WHAT YOU ARE ASKED TO DO -
Quote the records that follow in full, leaving the pictures out.

— Begin —

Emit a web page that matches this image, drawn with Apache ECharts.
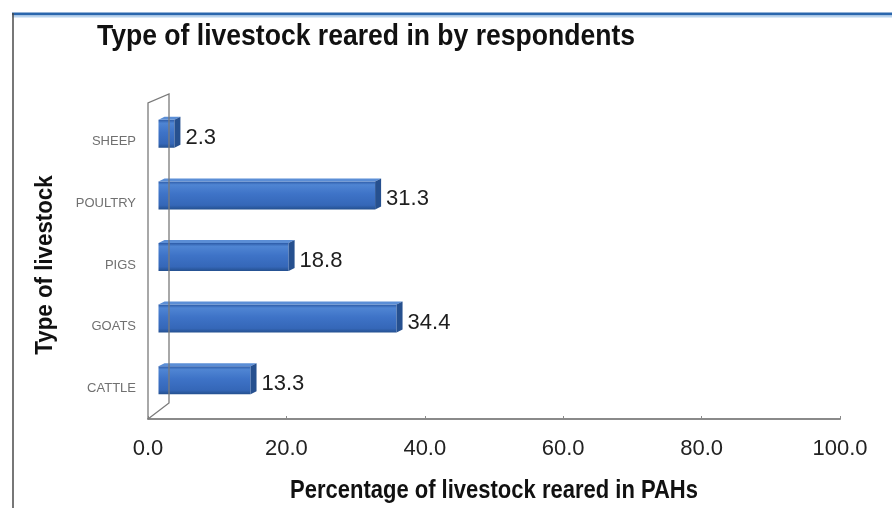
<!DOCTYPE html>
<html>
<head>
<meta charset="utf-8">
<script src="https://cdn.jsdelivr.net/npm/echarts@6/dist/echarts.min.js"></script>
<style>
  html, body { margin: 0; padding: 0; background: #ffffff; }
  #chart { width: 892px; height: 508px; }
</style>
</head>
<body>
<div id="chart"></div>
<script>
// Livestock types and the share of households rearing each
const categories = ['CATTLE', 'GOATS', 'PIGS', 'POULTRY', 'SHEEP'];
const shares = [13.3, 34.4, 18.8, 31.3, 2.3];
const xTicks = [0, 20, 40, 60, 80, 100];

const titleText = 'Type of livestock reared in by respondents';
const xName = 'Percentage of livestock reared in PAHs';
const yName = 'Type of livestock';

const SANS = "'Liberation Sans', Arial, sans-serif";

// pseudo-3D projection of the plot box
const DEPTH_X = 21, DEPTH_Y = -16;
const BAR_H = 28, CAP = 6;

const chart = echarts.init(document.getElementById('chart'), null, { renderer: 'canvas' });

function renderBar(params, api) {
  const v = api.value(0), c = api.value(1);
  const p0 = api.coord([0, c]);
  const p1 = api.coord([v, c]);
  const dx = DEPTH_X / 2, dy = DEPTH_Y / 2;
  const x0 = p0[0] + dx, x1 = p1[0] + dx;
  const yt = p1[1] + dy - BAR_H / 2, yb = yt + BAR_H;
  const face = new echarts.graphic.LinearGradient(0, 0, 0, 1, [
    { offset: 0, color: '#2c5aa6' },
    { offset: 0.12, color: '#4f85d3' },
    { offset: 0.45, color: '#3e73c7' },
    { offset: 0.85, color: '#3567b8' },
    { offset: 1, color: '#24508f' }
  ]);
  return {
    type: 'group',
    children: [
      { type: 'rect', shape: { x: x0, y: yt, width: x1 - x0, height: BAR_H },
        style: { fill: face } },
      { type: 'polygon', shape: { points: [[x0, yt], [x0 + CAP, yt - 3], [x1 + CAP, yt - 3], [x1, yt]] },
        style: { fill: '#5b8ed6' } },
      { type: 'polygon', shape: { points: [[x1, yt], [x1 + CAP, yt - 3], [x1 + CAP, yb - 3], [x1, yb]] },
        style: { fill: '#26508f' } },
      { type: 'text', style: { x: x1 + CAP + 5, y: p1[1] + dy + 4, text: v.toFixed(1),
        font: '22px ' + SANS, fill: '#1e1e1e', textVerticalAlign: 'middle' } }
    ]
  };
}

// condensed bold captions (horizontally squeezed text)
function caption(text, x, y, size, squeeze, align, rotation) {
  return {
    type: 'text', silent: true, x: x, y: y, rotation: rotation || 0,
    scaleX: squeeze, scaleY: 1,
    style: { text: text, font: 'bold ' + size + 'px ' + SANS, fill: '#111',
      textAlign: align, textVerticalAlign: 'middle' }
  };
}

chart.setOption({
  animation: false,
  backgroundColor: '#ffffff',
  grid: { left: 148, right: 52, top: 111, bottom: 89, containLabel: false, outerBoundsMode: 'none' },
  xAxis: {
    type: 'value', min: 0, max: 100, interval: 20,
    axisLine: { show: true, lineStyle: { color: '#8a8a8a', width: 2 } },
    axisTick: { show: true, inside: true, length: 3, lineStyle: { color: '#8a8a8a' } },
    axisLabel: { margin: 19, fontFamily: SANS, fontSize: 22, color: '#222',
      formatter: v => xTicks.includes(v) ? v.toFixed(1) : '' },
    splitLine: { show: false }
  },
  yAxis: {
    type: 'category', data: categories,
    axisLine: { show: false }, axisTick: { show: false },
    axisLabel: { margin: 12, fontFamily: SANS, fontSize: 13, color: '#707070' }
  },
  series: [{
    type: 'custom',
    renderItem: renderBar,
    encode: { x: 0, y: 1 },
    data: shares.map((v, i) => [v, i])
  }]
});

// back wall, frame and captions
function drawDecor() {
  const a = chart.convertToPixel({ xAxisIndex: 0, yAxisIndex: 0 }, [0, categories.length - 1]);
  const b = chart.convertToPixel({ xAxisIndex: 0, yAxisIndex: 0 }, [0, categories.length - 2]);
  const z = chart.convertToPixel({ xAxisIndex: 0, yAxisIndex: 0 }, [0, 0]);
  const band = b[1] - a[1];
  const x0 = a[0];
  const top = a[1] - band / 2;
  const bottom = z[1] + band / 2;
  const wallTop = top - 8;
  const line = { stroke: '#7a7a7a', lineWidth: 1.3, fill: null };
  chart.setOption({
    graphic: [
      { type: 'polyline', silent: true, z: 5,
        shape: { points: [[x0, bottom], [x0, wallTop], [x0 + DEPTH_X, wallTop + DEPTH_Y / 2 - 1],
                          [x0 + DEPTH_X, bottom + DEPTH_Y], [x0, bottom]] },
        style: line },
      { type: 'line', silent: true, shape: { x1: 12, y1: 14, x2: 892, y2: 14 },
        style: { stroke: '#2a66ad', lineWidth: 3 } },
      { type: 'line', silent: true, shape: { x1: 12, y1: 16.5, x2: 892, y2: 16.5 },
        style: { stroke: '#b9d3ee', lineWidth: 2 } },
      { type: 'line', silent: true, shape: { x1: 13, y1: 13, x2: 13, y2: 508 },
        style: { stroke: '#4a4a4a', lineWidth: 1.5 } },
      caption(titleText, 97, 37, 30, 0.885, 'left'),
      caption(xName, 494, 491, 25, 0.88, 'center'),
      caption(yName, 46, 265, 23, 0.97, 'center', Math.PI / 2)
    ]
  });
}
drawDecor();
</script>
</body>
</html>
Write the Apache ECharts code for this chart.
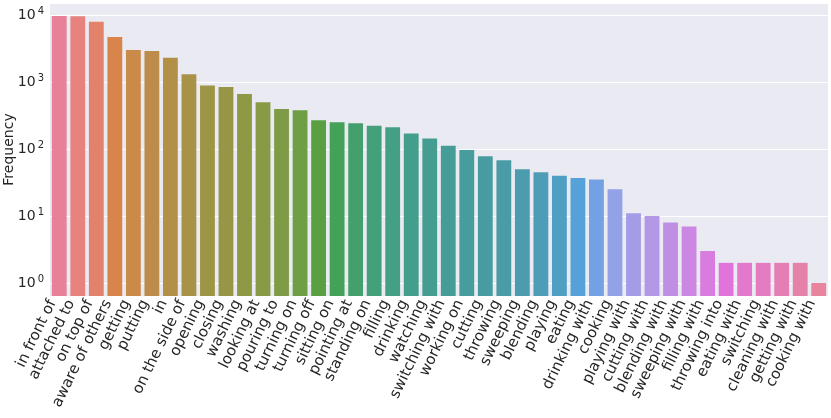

— End —

IN RESPONSE -
Emit a web page that matches this image, drawn with Apache ECharts.
<!DOCTYPE html>
<html>
<head>
<meta charset="utf-8">
<script src="https://cdn.jsdelivr.net/npm/echarts@6/dist/echarts.min.js"></script>
<style>
  html, body { margin: 0; padding: 0; background: #ffffff; }
  #chart { width: 892px; height: 508px; }
</style>
</head>
<body>
<div id="chart"></div>
<script>
// Livestock types and the share of households rearing each
const categories = ['CATTLE', 'GOATS', 'PIGS', 'POULTRY', 'SHEEP'];
const shares = [13.3, 34.4, 18.8, 31.3, 2.3];
const xTicks = [0, 20, 40, 60, 80, 100];

const titleText = 'Type of livestock reared in by respondents';
const xName = 'Percentage of livestock reared in PAHs';
const yName = 'Type of livestock';

const SANS = "'Liberation Sans', Arial, sans-serif";

// pseudo-3D projection of the plot box
const DEPTH_X = 21, DEPTH_Y = -16;
const BAR_H = 28, CAP = 6;

const chart = echarts.init(document.getElementById('chart'), null, { renderer: 'canvas' });

function renderBar(params, api) {
  const v = api.value(0), c = api.value(1);
  const p0 = api.coord([0, c]);
  const p1 = api.coord([v, c]);
  const dx = DEPTH_X / 2, dy = DEPTH_Y / 2;
  const x0 = p0[0] + dx, x1 = p1[0] + dx;
  const yt = p1[1] + dy - BAR_H / 2, yb = yt + BAR_H;
  const face = new echarts.graphic.LinearGradient(0, 0, 0, 1, [
    { offset: 0, color: '#2c5aa6' },
    { offset: 0.12, color: '#4f85d3' },
    { offset: 0.45, color: '#3e73c7' },
    { offset: 0.85, color: '#3567b8' },
    { offset: 1, color: '#24508f' }
  ]);
  return {
    type: 'group',
    children: [
      { type: 'rect', shape: { x: x0, y: yt, width: x1 - x0, height: BAR_H },
        style: { fill: face } },
      { type: 'polygon', shape: { points: [[x0, yt], [x0 + CAP, yt - 3], [x1 + CAP, yt - 3], [x1, yt]] },
        style: { fill: '#5b8ed6' } },
      { type: 'polygon', shape: { points: [[x1, yt], [x1 + CAP, yt - 3], [x1 + CAP, yb - 3], [x1, yb]] },
        style: { fill: '#26508f' } },
      { type: 'text', style: { x: x1 + CAP + 5, y: p1[1] + dy + 4, text: v.toFixed(1),
        font: '22px ' + SANS, fill: '#1e1e1e', textVerticalAlign: 'middle' } }
    ]
  };
}

// condensed bold captions (horizontally squeezed text)
function caption(text, x, y, size, squeeze, align, rotation) {
  return {
    type: 'text', silent: true, x: x, y: y, rotation: rotation || 0,
    scaleX: squeeze, scaleY: 1,
    style: { text: text, font: 'bold ' + size + 'px ' + SANS, fill: '#111',
      textAlign: align, textVerticalAlign: 'middle' }
  };
}

chart.setOption({
  animation: false,
  backgroundColor: '#ffffff',
  grid: { left: 148, right: 52, top: 111, bottom: 89, containLabel: false, outerBoundsMode: 'none' },
  xAxis: {
    type: 'value', min: 0, max: 100, interval: 20,
    axisLine: { show: true, lineStyle: { color: '#8a8a8a', width: 2 } },
    axisTick: { show: true, inside: true, length: 3, lineStyle: { color: '#8a8a8a' } },
    axisLabel: { margin: 19, fontFamily: SANS, fontSize: 22, color: '#222',
      formatter: v => xTicks.includes(v) ? v.toFixed(1) : '' },
    splitLine: { show: false }
  },
  yAxis: {
    type: 'category', data: categories,
    axisLine: { show: false }, axisTick: { show: false },
    axisLabel: { margin: 12, fontFamily: SANS, fontSize: 13, color: '#707070' }
  },
  series: [{
    type: 'custom',
    renderItem: renderBar,
    encode: { x: 0, y: 1 },
    data: shares.map((v, i) => [v, i])
  }]
});

// back wall, frame and captions
function drawDecor() {
  const a = chart.convertToPixel({ xAxisIndex: 0, yAxisIndex: 0 }, [0, categories.length - 1]);
  const b = chart.convertToPixel({ xAxisIndex: 0, yAxisIndex: 0 }, [0, categories.length - 2]);
  const z = chart.convertToPixel({ xAxisIndex: 0, yAxisIndex: 0 }, [0, 0]);
  const band = b[1] - a[1];
  const x0 = a[0];
  const top = a[1] - band / 2;
  const bottom = z[1] + band / 2;
  const wallTop = top - 8;
  const line = { stroke: '#7a7a7a', lineWidth: 1.3, fill: null };
  chart.setOption({
    graphic: [
      { type: 'polyline', silent: true, z: 5,
        shape: { points: [[x0, bottom], [x0, wallTop], [x0 + DEPTH_X, wallTop + DEPTH_Y / 2 - 1],
                          [x0 + DEPTH_X, bottom + DEPTH_Y], [x0, bottom]] },
        style: line },
      { type: 'line', silent: true, shape: { x1: 12, y1: 14, x2: 892, y2: 14 },
        style: { stroke: '#2a66ad', lineWidth: 3 } },
      { type: 'line', silent: true, shape: { x1: 12, y1: 16.5, x2: 892, y2: 16.5 },
        style: { stroke: '#b9d3ee', lineWidth: 2 } },
      { type: 'line', silent: true, shape: { x1: 13, y1: 13, x2: 13, y2: 508 },
        style: { stroke: '#4a4a4a', lineWidth: 1.5 } },
      caption(titleText, 97, 37, 30, 0.885, 'left'),
      caption(xName, 494, 491, 25, 0.88, 'center'),
      caption(yName, 46, 265, 23, 0.97, 'center', Math.PI / 2)
    ]
  });
}
drawDecor();
</script>
</body>
</html>
Write the Apache ECharts code for this chart.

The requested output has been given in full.